# AIM OF THE EXERCISE:
Tally the lines of the listing that contain the word "draw", then give the total and nothing else.

# INFORMATION SUPPLIED:

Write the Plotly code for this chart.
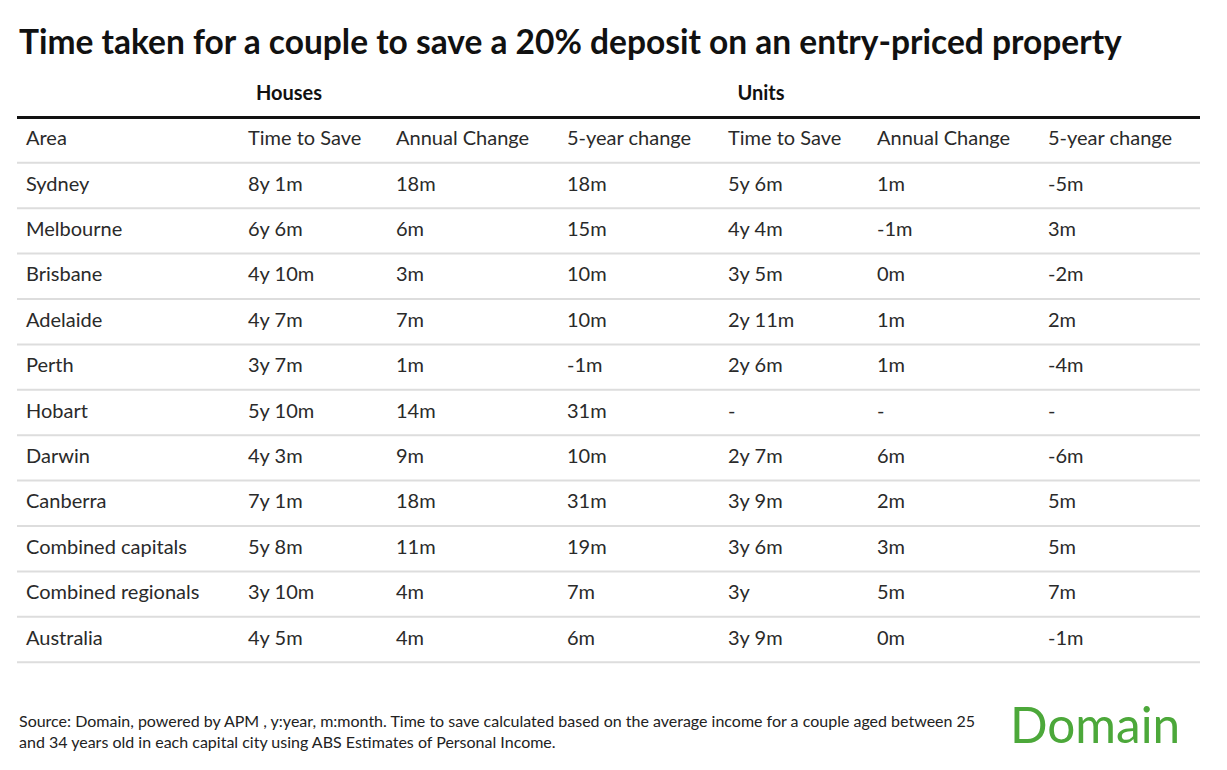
import plotly.graph_objects as go

# Dados da tabela
areas = ["Sydney", "Melbourne", "Brisbane", "Adelaide", "Perth", "Hobart",
         "Darwin", "Canberra", "Combined capitals", "Combined regionals", "Australia"]
houses_time = ["8y 1m", "6y 6m", "4y 10m", "4y 7m", "3y 7m", "5y 10m",
               "4y 3m", "7y 1m", "5y 8m", "3y 10m", "4y 5m"]
houses_annual = ["18m", "6m", "3m", "7m", "1m", "14m", "9m", "18m", "11m", "4m", "4m"]
houses_5yr = ["18m", "15m", "10m", "10m", "-1m", "31m", "10m", "31m", "19m", "7m", "6m"]
units_time = ["5y 6m", "4y 4m", "3y 5m", "2y 11m", "2y 6m", "-",
              "2y 7m", "3y 9m", "3y 6m", "3y", "3y 9m"]
units_annual = ["1m", "-1m", "0m", "1m", "1m", "-", "6m", "2m", "3m", "5m", "0m"]
units_5yr = ["-5m", "3m", "-2m", "2m", "-4m", "-", "-6m", "5m", "5m", "7m", "-1m"]

col_headers = ["Area", "Time to Save", "Annual Change", "5-year change",
               "Time to Save", "Annual Change", "5-year change"]
group_labels = ["Houses", "Units"]

title = "Time taken for a couple to save a 20% deposit on an entry-priced property"
source = ("Source: Domain, powered by APM , y:year, m:month. Time to save calculated based on the "
          "average income for a couple aged between 25<br>and 34 years old in each capital city "
          "using ABS Estimates of Personal Income.")

# ---------------------------------------------------------
# Layout da tabela (posições em px da janela; a página tem margem de 8px)
# ---------------------------------------------------------
OFF = 8
OFF_Y = 6.5
W, H = 1227 - 2 * OFF, 770 - 2 * OFF
col_x = [p - OFF for p in [26, 248, 396, 567, 728, 877, 1048]]
group_x = [p - OFF for p in [289, 761]]
row0_px, row_h = 184 - OFF_Y, 45.4
table_left, table_right = 17 - OFF, 1200 - OFF

FONT = "Lato"
TXT = "#2a2a2a"

colunas = [areas, houses_time, houses_annual, houses_5yr, units_time, units_annual, units_5yr]
n = len(areas)

fig = go.Figure()

# Uma trace de texto por coluna (linha -1 = cabeçalho)
for j, (hdr, valores) in enumerate(zip(col_headers, colunas)):
    fig.add_trace(go.Scatter(
        x=[col_x[j]] * (n + 1),
        y=list(range(-1, n)),
        mode="text",
        text=[hdr] + valores,
        textposition="middle right",
        textfont=dict(family=FONT, size=20, color=TXT),
        hoverinfo="skip",
        showlegend=False,
    ))

# Rótulos de grupo (Houses / Units)
fig.add_trace(go.Scatter(
    x=group_x, y=[-2, -2], mode="text",
    text=[f"<b>{g}</b>" for g in group_labels],
    textposition="middle center",
    textfont=dict(family=FONT, size=20, color="#111111"),
    hoverinfo="skip", showlegend=False,
))

# Linhas horizontais
fig.add_shape(type="line", x0=table_left, x1=table_right, y0=-1.5, y1=-1.5,
              line=dict(color="#111111", width=3))
for i in range(n + 1):
    fig.add_shape(type="line", x0=table_left, x1=table_right, y0=i - 0.5, y1=i - 0.5,
                  line=dict(color="#dddddd", width=2))

# Título, fonte e logo
fig.add_annotation(x=(17 - OFF) / W, y=1 - (39 - OFF_Y) / H, xref="paper", yref="paper",
                   xanchor="left", yanchor="middle", showarrow=False,
                   text=f"<b>{title}</b>",
                   font=dict(family=FONT, size=33.5, color="#111111"))
fig.add_annotation(x=(17 - OFF) / W, y=1 - (729 - OFF_Y) / H, xref="paper", yref="paper",
                   xanchor="left", yanchor="middle", showarrow=False, align="left",
                   text=source,
                   font=dict(family=FONT, size=16, color="#222222"))
fig.add_annotation(x=(1182 - OFF) / W, y=1 - (722 - OFF_Y) / H, xref="paper", yref="paper",
                   xanchor="right", yanchor="middle", showarrow=False,
                   text="Domain",
                   font=dict(family=FONT, size=49.5, color="#4ca83a"))

fig.update_layout(
    width=W, height=H,
    margin=dict(l=0, r=0, t=0, b=0),
    paper_bgcolor="white", plot_bgcolor="white",
    showlegend=False,
)
fig.update_xaxes(range=[0, W], visible=False, fixedrange=True)
fig.update_yaxes(range=[(H - row0_px) / row_h, -row0_px / row_h],
                 visible=False, fixedrange=True)

fig.write_html("out.html")
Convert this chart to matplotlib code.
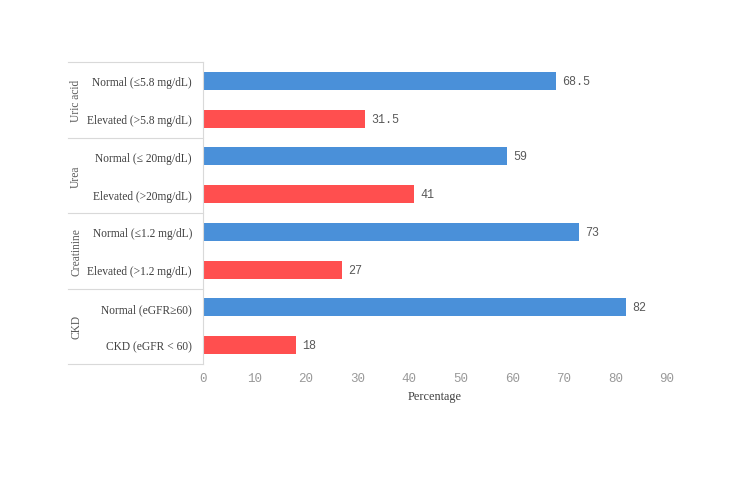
import matplotlib
matplotlib.use("Agg")
import matplotlib.pyplot as plt
from matplotlib.lines import Line2D

categories = ["Normal (\u22645.8 mg/dL)", "Elevated (>5.8 mg/dL)",
              "Normal (\u2264 20mg/dL)", "Elevated (>20mg/dL)",
              "Normal (\u22641.2 mg/dL)", "Elevated (>1.2 mg/dL)",
              "Normal (eGFR\u226560)", "CKD (eGFR < 60)"]
values = [68.5, 31.5, 59, 41, 73, 27, 82, 18]
value_labels = ["68.5", "31.5", "59", "41", "73", "27", "82", "18"]
groups = ["Uric acid", "Urea", "Creatinine", "CKD"]
xticks = [0, 10, 20, 30, 40, 50, 60, 70, 80, 90]

blue = "#4A90D9"
red = "#FF4F4F"
colors = [blue, red] * 4

W, H = 750, 485
fig = plt.figure(figsize=(7.5, 4.85), dpi=100)
left, right, top, bottom = 203, 667, 63, 365
ax = fig.add_axes([left / W, 1 - bottom / H, (right - left) / W, (bottom - top) / H])

y = list(range(len(categories)))
ax.barh(y, values, height=0.48, color=colors)
ax.set_ylim(len(categories) - 0.5, -0.5)
ax.set_xlim(0, 90)
ax.set_xticks(xticks)
ax.set_xticklabels([str(t) for t in xticks], family="Liberation Mono", fontsize=9, color="#999999")
ax.set_yticks(y)
ax.set_yticklabels(categories, family="Liberation Serif", fontsize=8.3, color="#404040")
ax.tick_params(axis="both", length=0)
ax.tick_params(axis="y", pad=8)
ax.tick_params(axis="x", pad=6)
for s in ["top", "right", "bottom"]:
    ax.spines[s].set_visible(False)
ax.spines["left"].set_color("#D9D9D9")
ax.spines["left"].set_linewidth(0.8)

for yi, v, lab in zip(y, values, value_labels):
    ax.text(v + 1.2, yi, lab, va="center", ha="left", family="Liberation Mono", fontsize=8.5, color="#595959")

ax.set_xlabel("Percentage", family="Liberation Serif", fontsize=8.8, color="#404040", labelpad=4)

# group separators and labels
x0 = 68
row_h = (bottom - top) / len(categories)
for i in range(len(groups) + 1):
    yy = top + i * 2 * row_h
    fig.add_artist(Line2D([x0 / W, left / W], [1 - yy / H, 1 - yy / H], color="#D9D9D9", lw=0.8))
for i, g in enumerate(groups):
    yc = top + (2 * i + 1) * row_h
    fig.text(76 / W, 1 - yc / H, g, rotation=90, va="center", ha="center",
             family="Liberation Serif", fontsize=8.3, color="#595959")

fig.savefig("out.png", dpi=100)
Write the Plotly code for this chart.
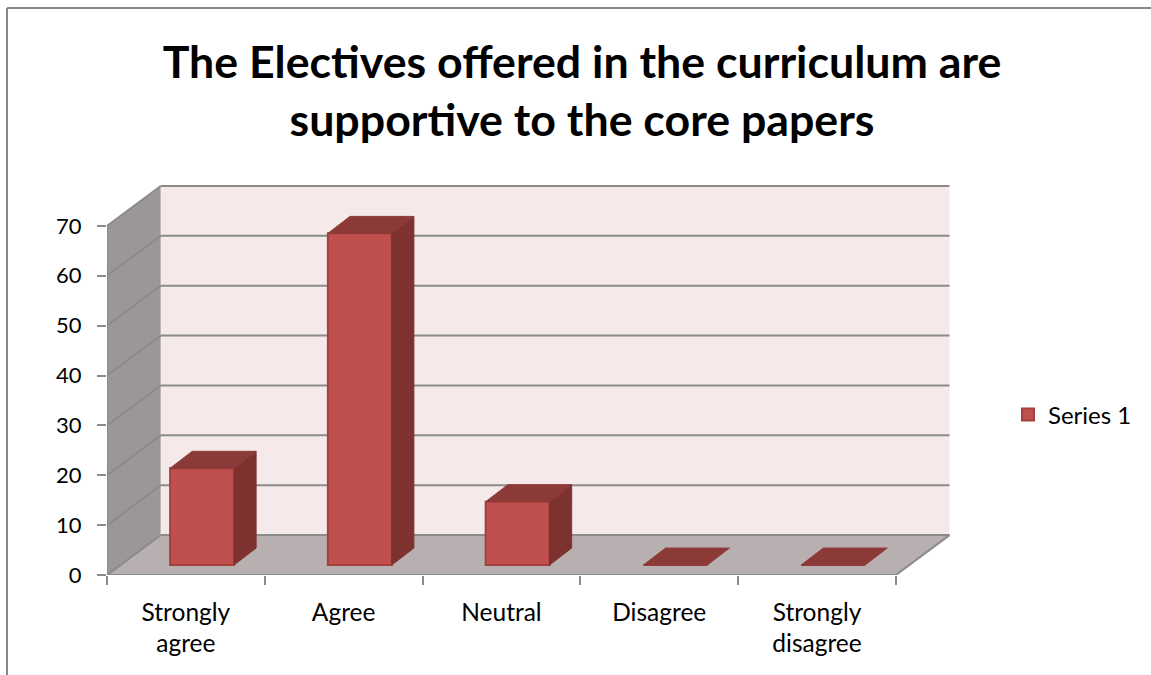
import plotly.graph_objects as go

categories = ["Strongly<br>agree", "Agree", "Neutral", "Disagree", "Strongly<br>disagree"]
values = [19.4, 66.5, 12.7, 0, 0]
series_name = "Series 1"
y_ticks = [0, 10, 20, 30, 40, 50, 60, 70]
title_text = "The Electives offered in the curriculum are<br>supportive to the core papers"

FONT = "Lato, Carlito, Calibri, sans-serif"
GRID = "#8b8b8b"
WALL_DX, WALL_DY = 0.34, 8.0
BAR_DX, BAR_DY = 0.14, 3.4
BAR_LEFT, BAR_W, BAR_BASE = 0.4, 0.405, 2.0
M_L, M_R, M_T, M_B = 107, 192, 176, 100
XMAX, YMAX = 5.4, 80
PW, PH = 1151 - M_L - M_R, 675 - M_T - M_B

fig = go.Figure()

# front faces (native bars)
xs = [i + BAR_LEFT + BAR_W / 2 for i in range(len(values))]
fig.add_trace(go.Bar(x=xs, y=values, base=BAR_BASE, width=BAR_W, name=series_name,
                     marker=dict(color="#c0504d", line=dict(color="#a33f3c", width=2)),
                     showlegend=True, hovertemplate="%{y}<extra></extra>"))


def poly(px, py, color):
    fig.add_trace(go.Scatter(x=px + px[:1], y=py + py[:1], mode="lines", fill="toself",
                             fillcolor=color, line=dict(color=color, width=1),
                             showlegend=False, hoverinfo="skip"))


for i, v in enumerate(values):
    x0 = i + BAR_LEFT
    x1 = x0 + BAR_W
    y0, y1 = BAR_BASE, BAR_BASE + v
    if v > 0:
        poly([x1, x1 + BAR_DX, x1 + BAR_DX, x1], [y0, y0 + BAR_DY, y1 + BAR_DY, y1], "#7d3230")
    poly([x0, x1, x1 + BAR_DX, x0 + BAR_DX], [y1, y1, y1 + BAR_DY, y1 + BAR_DY], "#8c3a38")

# walls and floor
def path(pts):
    return "M " + " L ".join(f"{a},{b}" for a, b in pts) + " Z"


top = y_ticks[-1]
n = len(categories)
shapes = [
    dict(type="path", path=path([(WALL_DX, WALL_DY), (n + WALL_DX, WALL_DY), (n + WALL_DX, top + WALL_DY), (WALL_DX, top + WALL_DY)]),
         fillcolor="#f5e9e9", line_width=0, layer="below"),
    dict(type="path", path=path([(0, 0), (WALL_DX, WALL_DY), (WALL_DX, top + WALL_DY), (0, top)]),
         fillcolor="#9c9797", line_width=0, layer="below"),
    dict(type="path", path=path([(0, 0), (WALL_DX, WALL_DY), (n + WALL_DX, WALL_DY), (n, 0)]),
         fillcolor="#b8b0b0", line_width=0, layer="below"),
]
line = dict(color=GRID, width=2)
for t in y_ticks:
    shapes.append(dict(type="line", x0=WALL_DX, x1=n + WALL_DX, y0=t + WALL_DY, y1=t + WALL_DY, line=line, layer="below"))
    shapes.append(dict(type="line", x0=0, x1=WALL_DX, y0=t, y1=t + WALL_DY, line=line, layer="below"))
shapes.append(dict(type="line", x0=0, x1=0, y0=0, y1=top, line=line, layer="below"))
shapes.append(dict(type="line", x0=0, x1=n, y0=0, y1=0, line=line, layer="below"))
shapes.append(dict(type="line", x0=n, x1=n + WALL_DX, y0=0, y1=WALL_DY, line=line, layer="below"))

# outer chart frame (open at right and bottom)
frame_x = (7 - M_L) / PW
frame_y = 1 + (M_T - 8) / PH
frame = dict(color="#888888", width=2)
shapes.append(dict(type="line", xref="paper", yref="paper", x0=frame_x, x1=(1151 - M_L) / PW, y0=frame_y, y1=frame_y, line=frame))
shapes.append(dict(type="line", xref="paper", yref="paper", x0=frame_x, x1=frame_x, y0=frame_y, y1=-M_B / PH, line=frame))

fig.update_layout(
    width=1151, height=675,
    margin=dict(l=M_L, r=M_R, t=M_T, b=M_B, pad=0),
    paper_bgcolor="white", plot_bgcolor="white",
    font=dict(family=FONT, color="#000000", size=21),
    title=dict(text=f"<b>{title_text}</b>", x=582 / 1151, xanchor="center", y=1 - 77.5 / 675, yanchor="middle",
               font=dict(size=44.7, family=FONT)),
    shapes=shapes,
    showlegend=True,
    legend=dict(x=(1008 - M_L) / PW, y=1 - (415 - M_T) / PH, xanchor="left", yanchor="middle",
                font=dict(size=24, family=FONT), bgcolor="rgba(0,0,0,0)"),
    xaxis=dict(range=[0, XMAX], showgrid=False, zeroline=False, showline=False,
               tickmode="array", tickvals=[i + 0.5 for i in range(n)], ticktext=categories,
               ticks="", ticklabelstandoff=20, tickfont=dict(size=24.5, family=FONT),
               minor=dict(ticks="outside", tickmode="array", tickvals=list(range(n + 1)), ticklen=9, tickwidth=2, tickcolor=GRID, showgrid=False)),
    yaxis=dict(range=[0, YMAX], showgrid=False, zeroline=False, showline=False,
               tickmode="array", tickvals=y_ticks, ticks="outside", ticklen=9, tickwidth=2, tickcolor=GRID,
               ticklabelstandoff=11, tickfont=dict(size=22, family=FONT)),
)

fig.write_html("out.html", post_script="document.body.style.margin='0';", config={"displayModeBar": False})
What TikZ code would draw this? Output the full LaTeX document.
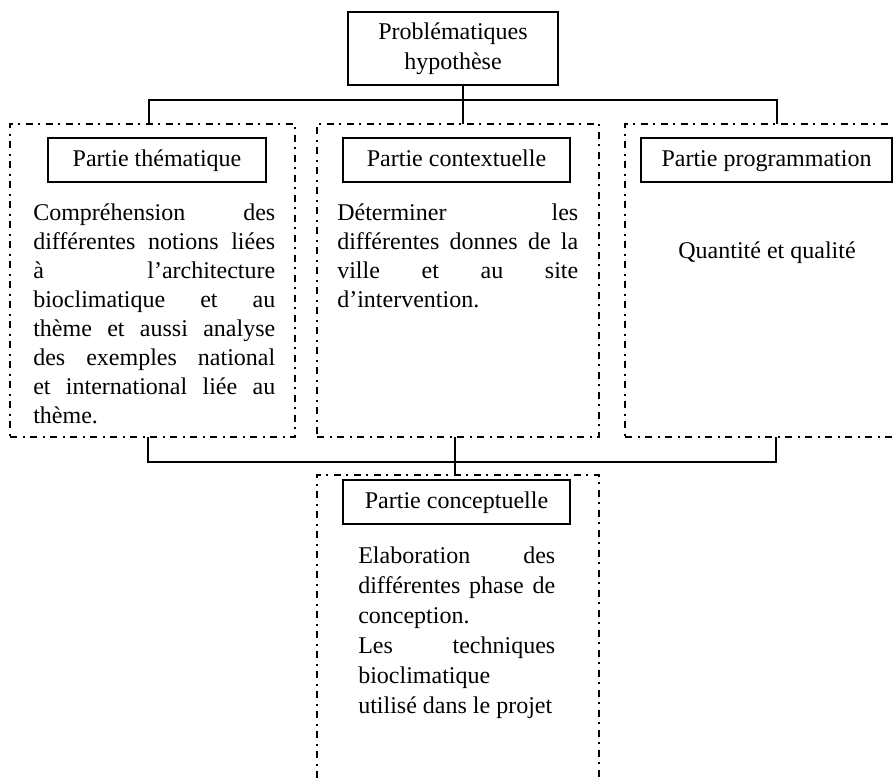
\documentclass[tikz,border=0pt]{standalone}
\usepackage{fontspec}
\setmainfont{Liberation Serif}
\usepackage{tikz}
\setlength{\parindent}{0pt}

\begin{document}
\begin{tikzpicture}[x=0.75pt,y=0.75pt,yscale=-1,xscale=1,
  zone/.style={draw,line width=1pt,dash pattern={on 5.5pt off 4pt on 1.5pt off 4pt},minimum height=234.75pt,inner sep=0pt},
  hdrbox/.style={draw,line width=1pt,minimum height=33pt,inner sep=0pt,text height=13pt,text depth=4pt,font=\fontsize{18pt}{21.75pt}\selectfont},
  body/.style={anchor=north west,inner sep=0pt,align=justify,font=\fontsize{18pt}{21.75pt}\selectfont}]
\useasboundingbox (0,0) rectangle (893,782);
\clip (0,0) rectangle (893,782);
% Shape: dashed zones
\node [zone,minimum width=213.75pt] (themz) at (152.5,280.5) {};
\node [zone,minimum width=211.5pt] (contz) at (458,280.5) {};
\node [zone,minimum width=213.75pt] (progz) at (767.5,280.5) {};
\node [zone,minimum width=211.5pt,minimum height=255pt] (concz) at (458,645) {};
% Shape: Rectangle
\node [draw,line width=1pt,minimum width=157.5pt,minimum height=54.75pt,inner sep=0pt,align=center,font=\fontsize{18pt}{22.5pt}\selectfont] (prob) at (453,48.5) {Problématiques\\hypothèse};
\node [hdrbox,minimum width=163.5pt] (them) at (157,160) {Partie thématique};
\node [hdrbox,minimum width=170.25pt] (contx) at (456.5,160) {Partie contextuelle};
\node [hdrbox,minimum width=188.25pt] (prog) at (766.5,160) {Partie programmation};
\node [hdrbox,minimum width=170.25pt] (concep) at (456.5,502) {Partie conceptuelle};
% Text Node
\node [body,text width=181.5pt] (themtxt) at (33,204) {Compréhension des\linebreak
différentes notions liées\linebreak à l’architecture\linebreak bioclimatique et au\linebreak
thème et aussi analyse\linebreak des exemples national\linebreak et international liée au\linebreak thème.};
% Text Node
\node [body,text width=180.75pt] (contxtxt) at (337,204) {Déterminer les\linebreak
différentes donnes de la\linebreak ville et au site\linebreak d’intervention.};
% Text Node
\node [font=\fontsize{18pt}{21.75pt}\selectfont,inner sep=0pt] (progtxt) at (767,253) {Quantité et qualité};
% Text Node
\node [body,text width=147.75pt,font=\fontsize{18pt}{22.5pt}\selectfont] (conctxt) at (358,547) {Elaboration des\linebreak
différentes phase de\linebreak conception.\par Les techniques\linebreak bioclimatique\par utilisé dans le projet};
% Straight Lines
\coordinate (tL) at (149,124);
\coordinate (tM) at (463,124);
\coordinate (tR) at (777,124);
\draw [line width=1pt] (prob.south -| tM) -- (tM);
\draw [line width=1pt] (tL) -- ++(0,-24) -| (tR);
% Straight Lines
\coordinate (bL) at (148,437);
\coordinate (bM) at (455,437);
\coordinate (bR) at (776,437);
\draw [line width=1pt] (bL) -- ++(0,25) -| (bR);
\draw [line width=1pt] (bM) -- (bM |- concz.north);
\end{tikzpicture}
\end{document}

# RESPONSE TO THE EXERCISE:
8